Nun ist die Verwirrung heillos, wie es überhaupt, noch zu Fehlfeiern kommen könne. Da bringt eine E-Mail von Hermann Lohmiller Klarheit: "Der Zeitraum der ersten zwölf Monate nach der Geburt Jesu", legt dieser Anhänger von

1999/2000 fest, "muss als das Jahr 0 unserer Zeitrechnung bezeichnet werden."

Damit ist offenbar, wie es zur Spaltung der Leserschaft und zum kalendermäßigen Schiffbruch der Redaktion kam: alles ist eine Glaubensfrage.

Wer überzeugt ist, dass unsere Ahnen nach Christi Geburt im Jahr null lebten, nach zwölf Monaten zu Silvester in die Hände spuckten und sagten: "Dann wollen wir mal mit dem Jahr eins anfangen", der muss natürlich von 1999 auf 2000 feiern. Wem vorschwebt, dass die Altvorderen dagegen zwölf Monate nach Christi Geburt seufzten: "Ein Jahr rum seit dem Nullpunkt, machen wir uns ans zweite", der muss noch warten mit der Megaparty.

Ein Großteil der Menschheit lebt sowieso unbekümmert nach anderen Kalendern - die Chinesen und Muslime etwa. Das ganze Millenniumsfiebern ist ein abendländisches Phänomen von bloßer Symbolkraft: eine Kulturgemeinschaft will sich da zu einem bestimmten Zeitpunkt das Gefühl eines Neuanfangs, einer neuen Chance schenken.
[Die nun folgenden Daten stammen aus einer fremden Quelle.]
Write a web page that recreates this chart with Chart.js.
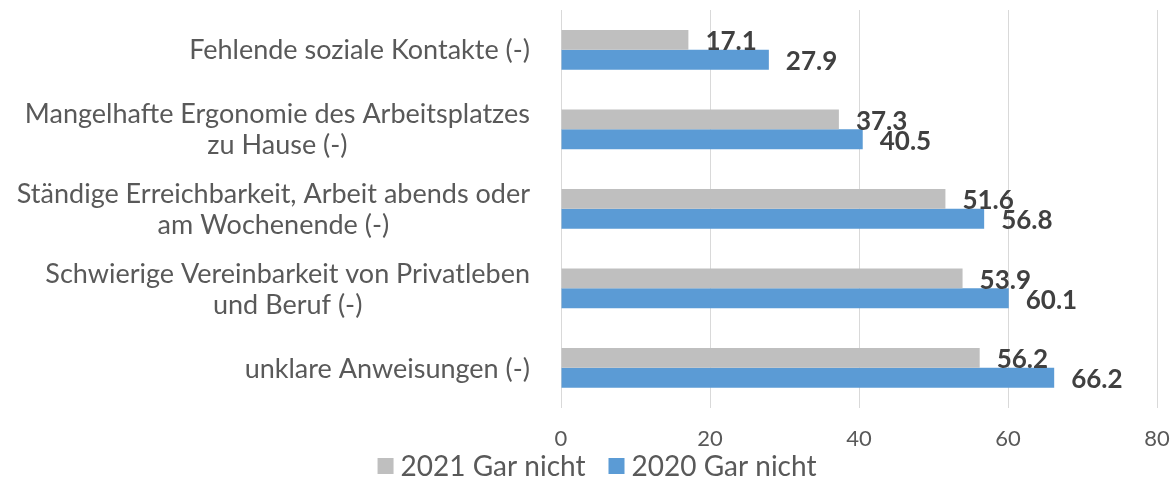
<!DOCTYPE html>
<html lang="de">
<head>
  <meta charset="UTF-8" />
  <title>Belastungen im Homeoffice</title>
  <script src="https://cdn.jsdelivr.net/npm/chart.js@4.4.0/dist/chart.umd.min.js"></script>
  <style>
    html, body { margin: 0; padding: 0; background: #fff; }
    #wrap { width: 1173px; height: 482px; }
  </style>
</head>
<body>
  <div id="wrap"><canvas id="myChart" width="1173" height="482"></canvas></div>

  <script>
    const categories = [
      ['Fehlende soziale Kontakte (-)'],
      ['Mangelhafte Ergonomie des Arbeitsplatzes', 'zu Hause (-)'],
      ['Ständige Erreichbarkeit, Arbeit abends oder', 'am Wochenende (-)'],
      ['Schwierige Vereinbarkeit von Privatleben', 'und Beruf (-)'],
      ['unklare Anweisungen (-)']
    ];
    const values2021 = [17.1, 37.3, 51.6, 53.9, 56.2];
    const values2020 = [27.9, 40.5, 56.8, 60.1, 66.2];
    const xTicks = [0, 20, 40, 60, 80];

    const FONT = 'Lato, "Open Sans", sans-serif';
    const TEXT = '#595959';

    // category labels: block right-aligned next to the axis, lines centred inside the block
    const categoryLabels = {
      id: 'categoryLabels',
      afterDraw(chart) {
        const ctx = chart.ctx;
        const yScale = chart.scales.y;
        const right = chart.chartArea.left - 31;
        const lineH = 31;
        ctx.save();
        ctx.font = '27px ' + FONT;
        ctx.fillStyle = TEXT;
        ctx.textAlign = 'center';
        ctx.textBaseline = 'middle';
        categories.forEach((lines, i) => {
          const widest = Math.max(...lines.map(l => ctx.measureText(l).width));
          const cx = right - widest / 2;
          const cy = yScale.getPixelForTick(i) + 1;
          const top = cy - (lines.length - 1) * lineH / 2;
          lines.forEach((l, j) => ctx.fillText(l, cx, top + j * lineH));
        });
        ctx.restore();
      }
    };

    // value labels just past the end of each bar
    const valueLabels = {
      id: 'valueLabels',
      afterDatasetsDraw(chart) {
        const ctx = chart.ctx;
        ctx.save();
        ctx.font = 'bold 26px ' + FONT;
        ctx.fillStyle = '#404040';
        ctx.textAlign = 'left';
        ctx.textBaseline = 'middle';
        chart.data.datasets.forEach((ds, di) => {
          chart.getDatasetMeta(di).data.forEach((bar, i) => {
            ctx.fillText(ds.data[i].toFixed(1), bar.x + 17, bar.y + 2);
          });
        });
        ctx.restore();
      }
    };

    // legend row under the axis: square swatch + series name
    const bottomLegend = {
      id: 'bottomLegend',
      afterDraw(chart) {
        const ctx = chart.ctx;
        const box = 16, gap = 7, spacing = 23, cy = 466;
        ctx.save();
        ctx.font = '28px ' + FONT;
        ctx.textBaseline = 'middle';
        ctx.textAlign = 'left';
        const items = chart.data.datasets.map(ds => ({
          text: ds.label, color: ds.backgroundColor, w: ctx.measureText(ds.label).width
        }));
        const total = items.reduce((s, it) => s + box + gap + it.w, 0) + spacing * (items.length - 1);
        let x = 597 - total / 2;
        items.forEach(it => {
          ctx.fillStyle = it.color;
          ctx.fillRect(x, cy - box / 2, box, box);
          ctx.fillStyle = TEXT;
          ctx.fillText(it.text, x + box + gap, cy + 1);
          x += box + gap + it.w + spacing;
        });
        ctx.restore();
      }
    };

    const ctx = document.getElementById('myChart').getContext('2d');
    new Chart(ctx, {
      type: 'bar',
      data: {
        labels: categories,
        datasets: [
          {
            label: '2021 Gar nicht',
            data: values2021,
            backgroundColor: '#BFBFBF',
            barPercentage: 1,
            categoryPercentage: 0.5
          },
          {
            label: '2020 Gar nicht',
            data: values2020,
            backgroundColor: '#5B9BD5',
            barPercentage: 1,
            categoryPercentage: 0.5
          }
        ]
      },
      options: {
        indexAxis: 'y',
        responsive: false,
        animation: false,
        layout: { padding: { top: 10, right: 0, left: 20, bottom: 12 } },
        scales: {
          x: {
            min: 0,
            max: 80,
            afterBuildTicks(scale) {
              scale.ticks = xTicks.map(v => ({ value: v }));
            },
            afterFit(scale) { scale.paddingRight = 16; },
            grid: { color: '#D9D9D9', lineWidth: 1, drawTicks: false },
            border: { display: false },
            ticks: {
              color: TEXT,
              font: { family: FONT, size: 22 },
              padding: 18,
              maxRotation: 0
            }
          },
          y: {
            grid: { display: false },
            border: { display: false },
            ticks: { display: false },
            afterFit(scale) { scale.width = 541; }
          }
        },
        plugins: {
          legend: { display: false },
          tooltip: { enabled: false }
        }
      },
      plugins: [categoryLabels, valueLabels, bottomLegend]
    });
  </script>
</body>
</html>
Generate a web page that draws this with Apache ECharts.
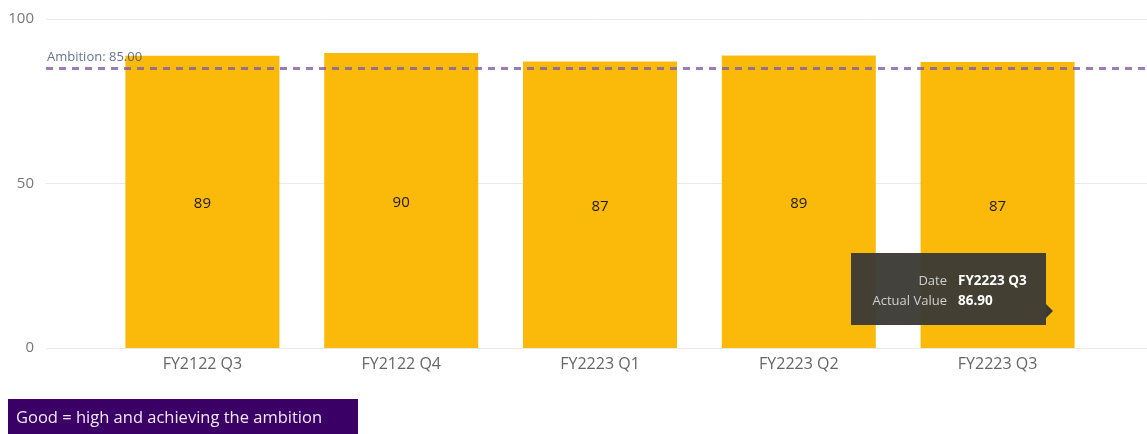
<!DOCTYPE html>
<html>
<head>
<meta charset="utf-8">
<script src="https://cdn.jsdelivr.net/npm/echarts@6/dist/echarts.min.js"></script>
<style>
  html, body { margin: 0; padding: 0; background: #fff; }
  #chart { width: 1147px; height: 434px; }
</style>
</head>
<body>
<div id="chart"></div>
<script>
const categories = ['FY2122 Q3', 'FY2122 Q4', 'FY2223 Q1', 'FY2223 Q2', 'FY2223 Q3'];
const actualValues = [88.8, 89.7, 87.1, 88.9, 86.9];
const ambition = 85;
const yTicks = [0, 50, 100];

const font = '"Open Sans", "Noto Sans", sans-serif';
const chart = echarts.init(document.getElementById('chart'), null, {renderer: 'canvas'});

const last = categories.length - 1;

const option = {
    backgroundColor: '#fff',
    animation: false,
    grid: [
        {left: 46, right: 0, top: 19, bottom: 86},
        {left: 103, right: 50, top: 19, bottom: 86}
    ],
    xAxis: [
        {gridIndex: 0, type: 'value', min: 0, max: 1, show: false},
        {
            gridIndex: 1,
            type: 'category',
            data: categories,
            axisLine: {show: false},
            axisTick: {show: false},
            axisLabel: {color: '#666', fontSize: 16, fontFamily: font, margin: 8}
        }
    ],
    yAxis: [
        {
            gridIndex: 0,
            type: 'value',
            min: yTicks[0],
            max: yTicks[yTicks.length - 1],
            interval: 50,
            axisLine: {show: false},
            axisTick: {show: false},
            axisLabel: {color: '#777', fontSize: 15, fontFamily: font, margin: 12},
            splitLine: {lineStyle: {color: '#e9e9e9', width: 1}}
        },
        {
            gridIndex: 1,
            type: 'value',
            min: 0,
            max: 100,
            show: false
        }
    ],
    series: [
        {
            type: 'bar',
            xAxisIndex: 1,
            yAxisIndex: 1,
            data: actualValues,
            barWidth: 154,
            itemStyle: {color: '#FBBA09'},
            z: 2,
            label: {
                show: true,
                position: 'inside',
                offset: [0, 2],
                color: '#1a1a1a',
                fontSize: 15,
                fontFamily: font,
                formatter: (p) => Math.round(p.value).toString()
            }
        },
        {
            type: 'line',
            xAxisIndex: 0,
            yAxisIndex: 0,
            data: [],
            symbol: 'none',
            z: 5,
            markLine: {
                silent: true,
                symbol: ['none', 'none'],
                data: [{yAxis: ambition}],
                lineStyle: {color: '#7e5ca6', type: [7, 6], width: 3, opacity: 0.8},
                label: {
                    position: 'insideStartTop',
                    distance: [1, 5],
                    formatter: 'Ambition: ' + ambition.toFixed(2),
                    color: '#3d4e78',
                    fontSize: 13,
                    fontFamily: font
                }
            }
        }
    ],
    graphic: [
        {
            type: 'group',
            left: 851,
            top: 253,
            z: 100,
            children: [
                {type: 'rect', z: 100, shape: {x: 0, y: 0, width: 195, height: 72}, style: {fill: '#3b3a35', opacity: 0.96}},
                {type: 'polygon', z: 100, shape: {points: [[195, 51], [202, 58], [195, 65]]}, style: {fill: '#3b3a35'}},
                {type: 'text', z: 101, style: {x: 96, y: 28, text: 'Date', align: 'right', verticalAlign: 'middle', fill: '#d0d0d0', font: '13px ' + font}},
                {type: 'text', z: 101, style: {x: 107, y: 28, text: categories[last], align: 'left', verticalAlign: 'middle', fill: '#ffffff', font: 'bold 13.5px ' + font}},
                {type: 'text', z: 101, style: {x: 96, y: 48, text: 'Actual Value', align: 'right', verticalAlign: 'middle', fill: '#d0d0d0', font: '13px ' + font}},
                {type: 'text', z: 101, style: {x: 107, y: 48, text: actualValues[last].toFixed(2), align: 'left', verticalAlign: 'middle', fill: '#ffffff', font: 'bold 13.5px ' + font}}
            ]
        },
        {
            type: 'group',
            left: 8,
            top: 399,
            children: [
                {type: 'rect', shape: {x: 0, y: 0, width: 350, height: 35}, style: {fill: '#3a0066'}},
                {type: 'text', style: {x: 8, y: 19, text: 'Good = high and achieving the ambition', verticalAlign: 'middle', fill: '#f0eaf6', font: '16.5px ' + font}}
            ]
        }
    ]
};

chart.setOption(option);
</script>
</body>
</html>
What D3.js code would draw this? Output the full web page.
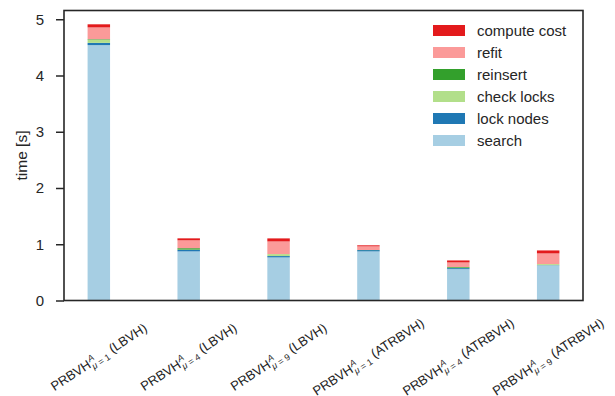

Wer Laune hat, darf also schon kommendes Silvester auf den Putz zu hauen. Und wer sich lieber ein weiteres Jahr lang freut, dass die anderen ihr Fest schon verjuxt haben, ist dazu herzlich eingeladen.

Welcher Seite wir auch zuneigen, wir sollten der anderen nicht allzu gram sein: noch mal müssen wir diesen Streit nicht mitmachen.